Życie Joanny „z rakiem w tle” nie jest historią o cierpieniu
i bólu. Jest historią o miłości i to historią, która rozrywa serce. Opowiada o
umiłowaniu Syna, Niemęża (jak żartobliwie określa swojego partnera), Babci,
kota i czterech ścian. Opowiada o
nieustannej walce, z której wielu by zrezygnowało. I o byciu kobietą z
ambicjami, własnym zdaniem, a także twardymi argumentami na jego poparcie.
Joanna (autorka) dużo myślała o śmierci, ale pisała o niej dość lekko,
często ironicznie. Każdy jej wpis to mały krok w jej kierunku, a mimo
to ze stron książki tchnie olbrzymi optymizm i odwaga, która motywuje do poważnego
wzięcia się za własne życie. Ta opowieść o nieustających badaniach, powikłaniach, spadkach hemoglobiny
i upadkach psychicznych poprzeplatana jest zabawnymi anegdotami z codziennego
życia, czasem irytacją, drobnymi złośliwościami i tzw. maksimum w minimum.

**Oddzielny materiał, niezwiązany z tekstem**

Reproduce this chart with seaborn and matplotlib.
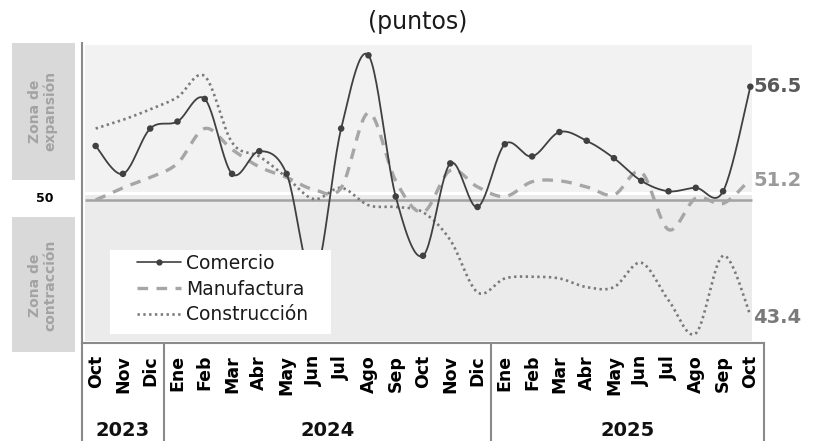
import numpy as np
import pandas as pd
import matplotlib
matplotlib.use("Agg")
import matplotlib.pyplot as plt
from matplotlib.patches import Rectangle
from matplotlib.lines import Line2D
import seaborn as sns

# ---------------- data ----------------
months = ['Oct', 'Nov', 'Dic', 'Ene', 'Feb', 'Mar', 'Abr', 'May', 'Jun', 'Jul', 'Ago', 'Sep',
          'Oct', 'Nov', 'Dic', 'Ene', 'Feb', 'Mar', 'Abr', 'May', 'Jun', 'Jul', 'Ago', 'Sep', 'Oct']
years = ['2023', '2024', '2025']
year_sizes = [3, 12, 10]
comercio = [53.1, 51.5, 54.1, 54.5, 55.8, 51.5, 52.8, 51.5, 45.5, 54.1, 58.3, 50.2, 46.8,
            52.1, 49.6, 53.2, 52.5, 53.9, 53.4, 52.4, 51.1, 50.5, 50.7, 50.5, 56.5]
manufactura = [50.0, 50.7, 51.3, 52.1, 54.1, 52.9, 51.9, 51.3, 50.6, 50.7, 55.0, 51.1, 49.3,
               51.7, 50.75, 50.2, 51.05, 51.1, 50.75, 50.3, 51.6, 48.3, 50.1, 49.8, 51.2]
construccion = [54.1, 54.6, 55.2, 55.9, 57.1, 53.3, 52.5, 51.3, 50.05, 50.7, 49.7, 49.6, 49.3,
                47.7, 44.7, 45.5, 45.6, 45.5, 45.0, 45.0, 46.4, 44.25, 42.35, 46.8, 43.4]
series_names = ['Comercio', 'Manufactura', 'Construcción']
threshold = 50

# ---------------- helpers ----------------
W, H = 819, 441


def smooth(vals, n=24):
    """Excel-style smoothed line (cubic Bezier through every point)."""
    x = np.arange(len(vals), dtype=float)
    P = np.column_stack([x, np.asarray(vals, float)])
    out = []
    for i in range(len(P) - 1):
        p0 = P[i - 1] if i > 0 else P[i]
        p1, p2 = P[i], P[i + 1]
        p3 = P[i + 2] if i + 2 < len(P) else P[i + 1]
        c1 = p1 + (p2 - p0) / 6.0
        c2 = p2 - (p3 - p1) / 6.0
        t = np.linspace(0, 1, n, endpoint=(i == len(P) - 2))[:, None]
        B = (1 - t) ** 3 * p1 + 3 * (1 - t) ** 2 * t * c1 + 3 * (1 - t) * t ** 2 * c2 + t ** 3 * p2
        out.append(B)
    B = np.vstack(out)
    return B[:, 0], B[:, 1]


sns.set_theme(style='white')
plt.rcParams['font.family'] = ['DejaVu Sans']

fig = plt.figure(figsize=(W / 100, H / 100), dpi=100)
fig.patch.set_facecolor('white')

ax_l, ax_r, ax_t, ax_b = 82, 764, 43, 343
ax = fig.add_axes([ax_l / W, 1 - ax_b / H, (ax_r - ax_l) / W, (ax_b - ax_t) / H])
ax.set_facecolor('white')
n = len(months)
ax.set_xlim(-0.5, n - 0.5)
ppu = 17.43
y0 = 200.0
ax.set_ylim(threshold - (ax_b - y0) / ppu, threshold + (y0 - ax_t) / ppu)


def v_of(ypx):
    return threshold + (y0 - ypx) / ppu


def x_of(xpx):
    return (xpx - ax_l) / ((ax_r - ax_l) / n) - 0.5


# zones
xa, xb = x_of(85), x_of(752)
ax.add_patch(Rectangle((xa, v_of(192)), xb - xa, v_of(45) - v_of(192),
                       facecolor='#f2f2f2', edgecolor='none', zorder=0))
ax.add_patch(Rectangle((xa, v_of(341)), xb - xa, v_of(194.5) - v_of(341),
                       facecolor='#ebebeb', edgecolor='none', zorder=0))
ax.plot([xa, xb], [threshold, threshold], color='#a3a3a3', lw=1.8, zorder=1,
        solid_capstyle='butt')

# series
xs = np.arange(n)
sx, sy = smooth(construccion)
sns.lineplot(x=sx, y=sy, ax=ax, color='#7a7a7a', lw=1.9, estimator=None, sort=False,
             linestyle=(0, (0.9, 1.3)), zorder=2)
sx, sy = smooth(manufactura)
sns.lineplot(x=sx, y=sy, ax=ax, color='#a6a6a6', lw=2.4, estimator=None, sort=False,
             linestyle=(0, (3.2, 2.5)), zorder=3)
sx, sy = smooth(comercio)
sns.lineplot(x=sx, y=sy, ax=ax, color='#404040', lw=1.3, estimator=None, sort=False, zorder=4)
sns.scatterplot(x=xs, y=comercio, ax=ax, color='#404040', s=22, edgecolor='none', zorder=5)

# spines / ticks
for s in ['top', 'right']:
    ax.spines[s].set_visible(False)
for s in ['left', 'bottom']:
    ax.spines[s].set_color('#8a8a8a')
    ax.spines[s].set_linewidth(1.5)
ax.set_xticks([])
ax.set_yticks([])
ax.set_xlabel('')
ax.set_ylabel('')

# legend: white box + legend entries
lb = Rectangle((x_of(110), v_of(334)), x_of(331) - x_of(110), v_of(250) - v_of(334),
               facecolor='white', edgecolor='none', zorder=6)
ax.add_patch(lb)
handles = [Line2D([], [], color='#404040', lw=1.2, marker='o', markersize=3.5),
           Line2D([], [], color='#a6a6a6', lw=2.4, linestyle=(0, (3.2, 2.5))),
           Line2D([], [], color='#7a7a7a', lw=1.9, linestyle=(0, (0.9, 1.3)))]
leg = ax.legend(handles, series_names, loc='upper left',
                bbox_to_anchor=((137 - ax_l) / (ax_r - ax_l), 1 - (254 - ax_t) / (ax_b - ax_t)),
                frameon=False, fontsize=13.5, handlelength=2.35, handletextpad=0.28,
                labelspacing=0.36, borderpad=0, borderaxespad=0)
leg.set_zorder(7)
for t in leg.get_texts():
    t.set_color('#1a1a1a')

# end labels
ax.text(x_of(753), comercio[-1], '56.5', color='#595959', fontsize=14, fontweight='bold',
        va='center', ha='left', clip_on=False)
ax.text(x_of(753), manufactura[-1] - 0.1, '51.2', color='#9a9a9a', fontsize=14, fontweight='bold',
        va='center', ha='left', clip_on=False)
ax.text(x_of(753), construccion[-1] - 0.15, '43.4', color='#7a7a7a', fontsize=14, fontweight='bold',
        va='center', ha='left', clip_on=False)

# category axis labels
trans = ax.get_xaxis_transform()
hh = ax_b - ax_t
for i, m in enumerate(months):
    ax.text(i, -(355 - ax_b) / hh, m, transform=trans, rotation=90, ha='center', va='top',
            fontsize=12.5, fontweight='bold', color='black')
start = 0
for yr, sz in zip(years, year_sizes):
    c = start + (sz - 1) / 2
    ax.text(c, -(431 - ax_b) / hh, yr, transform=trans, ha='center', va='center',
            fontsize=14, fontweight='bold', color='#111111')
    start += sz
    ax.plot([start - 0.5, start - 0.5], [0, -(H - ax_b) / hh], transform=trans, clip_on=False,
            color='#8a8a8a', lw=1.5)
ax.plot([-0.5, -0.5], [0, -(H - ax_b) / hh], transform=trans, clip_on=False,
        color='#8a8a8a', lw=1.5)

# left zone panel
fig.patches.append(Rectangle((12 / W, 1 - 180 / H), 63 / W, 137 / H, transform=fig.transFigure,
                             facecolor='#d9d9d9', edgecolor='none'))
fig.patches.append(Rectangle((12 / W, 1 - 352 / H), 63 / W, 135 / H, transform=fig.transFigure,
                             facecolor='#d9d9d9', edgecolor='none'))
fig.text(43 / W, 1 - 111 / H, 'Zona de\nexpansión', rotation=90, ha='center', va='center',
         fontsize=10, fontweight='bold', color='#a3a3a3', linespacing=1.1)
fig.text(43 / W, 1 - 285 / H, 'Zona de\ncontracción', rotation=90, ha='center', va='center',
         fontsize=10, fontweight='bold', color='#a3a3a3', linespacing=1.1)
fig.text(45 / W, 1 - 198 / H, str(threshold), ha='center', va='center',
         fontsize=9, fontweight='bold', color='black')

# title
fig.text(418 / W, 1 - 22 / H, '(puntos)', ha='center', va='center', fontsize=17, color='#1a1a1a')

fig.savefig('out.png', dpi=100, facecolor='white')
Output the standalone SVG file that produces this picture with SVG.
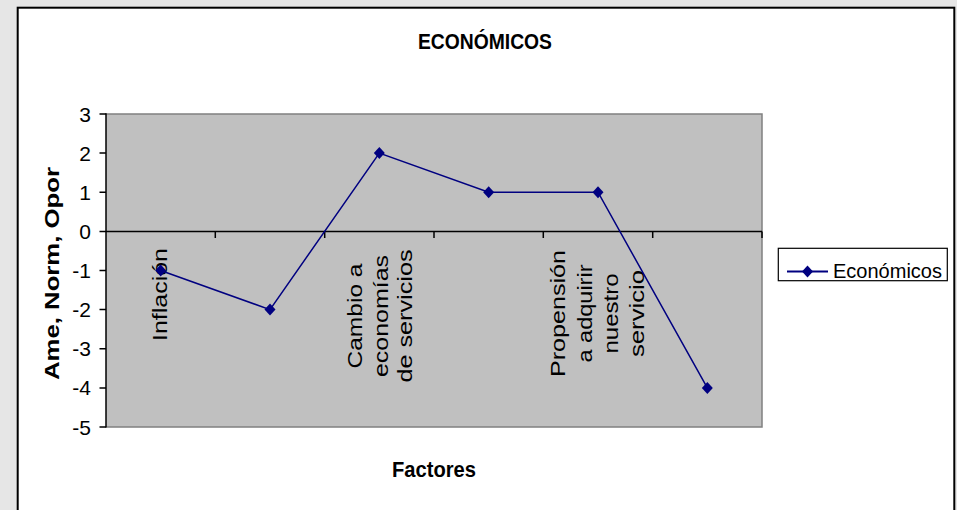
<svg xmlns="http://www.w3.org/2000/svg" width="957" height="510" viewBox="0 0 957 510">
<style>
.t{font-family:"Liberation Sans",Arial,sans-serif;fill:#000}
.b{font-weight:bold}
.tick{font-size:21px;text-anchor:end}
.cat{font-size:20.5px;text-anchor:middle}
.ax{stroke:#000;stroke-width:1.5;fill:none}
.series{fill:none;stroke:#000080;stroke-width:1.5}
</style>
<defs>
<marker id="dia" markerUnits="userSpaceOnUse" markerWidth="14" markerHeight="14" viewBox="-7 -7 14 14" refX="0" refY="0" orient="0">
<path d="M0,-6 L5.5,0 L0,6 L-5.5,0 Z" fill="#000080"/>
</marker>
</defs>
<rect x="0" y="0" width="957" height="510" fill="#e6e6e6"/>
<rect id="chart" x="17.7" y="7.7" width="936.6" height="510" fill="#ffffff" stroke="#000" stroke-width="2"/>
<g id="plot">
<rect x="106" y="114" width="656" height="313" fill="#c0c0c0"/>
<path d="M106,114 H762 V427 H106" fill="none" stroke="#808080" stroke-width="1.5"/>
<line class="ax" x1="106" y1="113.3" x2="106" y2="427.5"/>
<line class="ax" x1="106" y1="231.4" x2="762" y2="231.4"/>
<path class="ax" d="M99.5,114 H106 M99.5,153.1 H106 M99.5,192.25 H106 M99.5,231.4 H106 M99.5,270.5 H106 M99.5,309.6 H106 M99.5,348.75 H106 M99.5,387.9 H106 M99.5,427 H106"/>
<path class="ax" d="M215.3,231.4 V238 M324.7,231.4 V238 M434,231.4 V238 M543.3,231.4 V238 M652.7,231.4 V238 M762,231.4 V238"/>
</g>
<g id="ylabels" class="t tick">
<text x="91" y="121.5">3</text>
<text x="91" y="160.6">2</text>
<text x="91" y="199.7">1</text>
<text x="91" y="238.9">0</text>
<text x="91" y="278">-1</text>
<text x="91" y="317.1">-2</text>
<text x="91" y="356.2">-3</text>
<text x="91" y="395.4">-4</text>
<text x="91" y="434.5">-5</text>
</g>
<g id="catlabels" class="t cat">
<text transform="translate(166.5,294.5) rotate(-90)" textLength="93" lengthAdjust="spacingAndGlyphs">Inflación</text>
<text transform="translate(362,316) rotate(-90)" textLength="105" lengthAdjust="spacingAndGlyphs">Cambio a</text>
<text transform="translate(387.5,316) rotate(-90)" textLength="122" lengthAdjust="spacingAndGlyphs">economías</text>
<text transform="translate(412,316) rotate(-90)" textLength="133" lengthAdjust="spacingAndGlyphs">de servicios</text>
<text transform="translate(565,313.5) rotate(-90)" textLength="127" lengthAdjust="spacingAndGlyphs">Propensión</text>
<text transform="translate(591.5,313.5) rotate(-90)" textLength="98" lengthAdjust="spacingAndGlyphs">a adquirir</text>
<text transform="translate(618,313.5) rotate(-90)" textLength="80" lengthAdjust="spacingAndGlyphs">nuestro</text>
<text transform="translate(643.5,313.5) rotate(-90)" textLength="87" lengthAdjust="spacingAndGlyphs">servicio</text>
</g>
<g id="series">
<polyline class="series" points="160.67,270.5 270,309.6 379.33,153.1 488.67,192.25 598,192.25 707.33,387.9" marker-start="url(#dia)" marker-mid="url(#dia)" marker-end="url(#dia)"/>
</g>
<g id="titles">
<text class="t b" x="485" y="48.5" font-size="22" text-anchor="middle" textLength="134" lengthAdjust="spacingAndGlyphs">ECONÓMICOS</text>
<text class="t b" x="434" y="477" font-size="22" text-anchor="middle" textLength="84" lengthAdjust="spacingAndGlyphs">Factores</text>
<text class="t b" transform="translate(59,273.5) rotate(-90)" font-size="20" text-anchor="middle" textLength="213" lengthAdjust="spacingAndGlyphs">Ame, Norm, Opor</text>
</g>
<g id="legend">
<rect x="778.3" y="248.3" width="169" height="32.4" fill="#fff" stroke="#000" stroke-width="1.2"/>
<polyline points="787,271.5 807.5,271.5 828,271.5" fill="none" stroke="#000080" stroke-width="2" marker-mid="url(#dia)"/>
<text class="t" x="833" y="278" font-size="20.5" textLength="109" lengthAdjust="spacingAndGlyphs">Económicos</text>
</g>
</svg>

Jedyne, co nie do końca do mnie przemawia, to wątki "zen" wplatane w historię, ale cóż, wynika to wyłącznie z różnych poziomów
wrażliwości- mojej i Joanny.
Nijak nie mogę wypowiedzieć się o języku, o stylu, czy też
zaletach i wadach książki, bo tych elementów w niej nie zauważyłam. Po prostu,
czytając tę powieść, zwracałam uwagę na inne kwestie. Na spojrzenie drugiej
strony- tej chorej na raka, a nie dziecka nieświadomego powagi sytuacji. Gdy mama była chora, dziwiłam się, ze jest
ogolona prawie na łyso i skarżyłam przez telefon, że dziadek każe mi jeść
zalewajkę, a ja nie lubię zalewajki i fajnie by było, gdyby mama już
przyjechała z tego szpitala i zabroniła dziadkowi dawania mi tej zupy. „Chustka”
opowiada o tym jak to wygląda z punktu widzenia osoby dotkniętej tą chorobą- osoby, która prawdziwie docenia chwile. Każdy moment kolekcjonuje, zachowuje w pamięci i wspomina.
Przecież nie samymi zmartwieniami człowiek żyje, nie da się nimi karmić, tak by
nie zwariować. Joanna pokazuje to w swoich notkach, których realizm trochę
konfunduje, ale sprawia, ze czujemy się do granic realnie.
Dzięki opowieściom mojej mamy, a także mamy kogoś innego,
czyli „Chustki”, dużo zrozumiałam i dużo się nauczyłam – przede wszystkim tego, że trzeba się badać. Ale również tego, że opieka, towarzystwo i miłość
bliskich to najpiękniejsza celebracja życia pod Słońcem.